Editorial: In praise of nakedness

IssueFebruary 2011
Comment by Milan Rai , Emily Johns

The late John Rety was once taken for tea by a special branch officer, after the London anarchists had addressed Speakers’ Corner in Hyde Park, London. Sergeant Roy Cremer offered the group advice on developing the anarchist movement, as well as tea. “Why is a police officer trying to enlarge the anarchist movement?” they asked. Because, he explained, the section of special branch spying on the communists had a large office, whereas his section, dealing with anarchists, was small and well…

The police infiltration of the anarchist and environmental movements that has been uncovered over the past few months is shocking and unsurprising at the same time. It is shocking, and deeply unacceptable, that protesters should be spied on in this way, and that the regulation of investigatory powers (RIP) act (2000) allows the authorities to insert “covert human intelligence sources” into any organisation, legal or not.

At the same time, it is unsurprising that the state and big business spy on peaceful protesters. There is no doubt that infiltrators and informants cause enormous personal distress to the activists they befriend and betray. Two of the officers who have been exposed, Mark Kennedy and “Marco Jacobs”, also damaged organising efforts, perhaps on an international scale.

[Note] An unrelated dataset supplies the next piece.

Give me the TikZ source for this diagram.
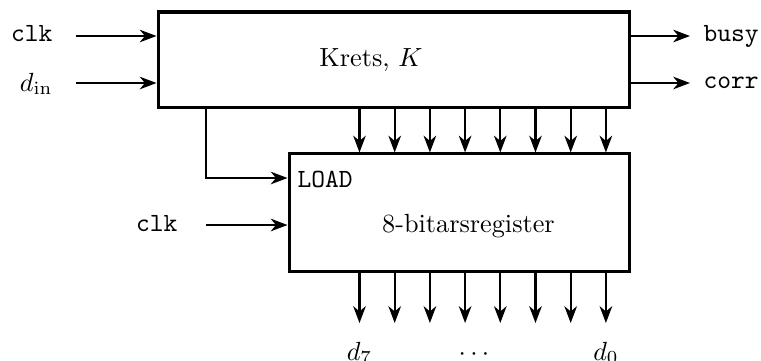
\documentclass[tikz,border=0pt]{standalone}
\usetikzlibrary{arrows.meta}
\begin{document}
\begin{tikzpicture}[x=0.381pt,y=-0.381pt,
  box/.style={draw, line width=1.15pt, rectangle, inner sep=0pt},
  arr/.style={line width=0.78pt, -{Stealth[length=6.4pt,width=4.8pt,inset=2pt]}},
  lab/.style={inner sep=0pt}]
\useasboundingbox (0,0) rectangle (761,360);
% boxes
\node[box, minimum width=179.8pt, minimum height=36.2pt] (K) at (394,59.5) {};
\node[lab] (Ktxt) at (371,60) {Krets, $K$};
\node[box, minimum width=129.9pt, minimum height=44.6pt] (R) at (459.5,212.5) {};
\node[lab, anchor=base] (Rtxt) at (468.5,232) {8-bitarsregister};
\node[lab, anchor=base west] (load) at (297,187) {\texttt{LOAD}};
% input labels
\node[lab, anchor=base east] (lclk) at (53,41) {\texttt{clk}};
\node[lab, anchor=base east] (ldin) at (53,91) {$d_{\mathrm{in}}$};
\node[lab, anchor=base west] (lbusy) at (703,41) {\texttt{busy}};
\node[lab, anchor=base west] (lcorr) at (703,88) {\texttt{corr}};
\node[lab, anchor=base east] (lclk2) at (178,231) {\texttt{clk}};
% free ends
\coordinate (clkin) at (76,36);
\coordinate (dinin) at (76,83);
\coordinate (busyend) at (690,36);
\coordinate (corrend) at (690,83);
\coordinate (lc) at (206,178);
\coordinate (c2) at (206,225);
% connectors
\draw[arr] (clkin) -- (K.west |- clkin);
\draw[arr] (dinin) -- (K.west |- dinin);
\draw[arr] (K.east |- busyend) -- (busyend);
\draw[arr] (K.east |- corrend) -- (corrend);
\draw[arr] (K.south -| lc) |- (R.west |- lc);
\draw[arr] (c2) -- (R.west |- c2);
\foreach \i in {0,...,7}{
  \coordinate (t\i) at ({359.5+35.2*\i},0);
  \coordinate (b\i) at ({359.5+35.2*\i},323);
  \draw[arr] (K.south -| t\i) -- (R.north -| t\i);
  \draw[arr] (R.south -| b\i) -- (b\i);
}
\node[lab, anchor=base] (d7) at (359.5,360) {$d_7$};
\node[lab, anchor=base] (dots) at (474,360) {$\cdots$};
\node[lab, anchor=base] (d0) at (606,360) {$d_0$};
\end{tikzpicture}
\end{document}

How should activists respond to these events? The natural reaction is to raise one’s guard, to keep strangers at a distance. This can only weaken our movements.

When we look at Kennedy, and the years he spent earning people’s trust inside movements with cultures of secrecy, through logistical support (driving vans), shared drug-taking and street confrontations, we see that suspicion is no protection. In fact, the culture of “security-consciousness” can itself be an obstacle to movement-building and can protect infiltrators by making personal questions off-limits.

The more open attitudes of the 1980s did not stop peace activists from carrying out high-intensity actions. Some of the highest-intensity grassroots activist actions have been carried out in the Ploughshares tradition started by the Plowshares Eight in 1980. The Plowshares Eight, a radical Catholic group including Dan and Phil Berrigan, entered a General Electric factory in Pennsylvania, USA, and damaged nuclear warhead nosecones and poured blood onto documents and files.

In all the years since, and in the dozens of similar actions, no Ploughshares group, so far as we know, has ever been infiltrated by the police either directly or by an informant. One major reason for this must be the lengthy period of preparation taken for each action. Each Ploughshares affinity group (activists and, often, support folk) engages in painstaking soul-searching and self-revelation, as a group, investigating not only the mechanics and rationale for the action, but also the activists’ own motivations.

This kind of emotional and political nakedness and trust-building is the ultimate protection against infiltration and manipulation.

What we need is more openness, not less.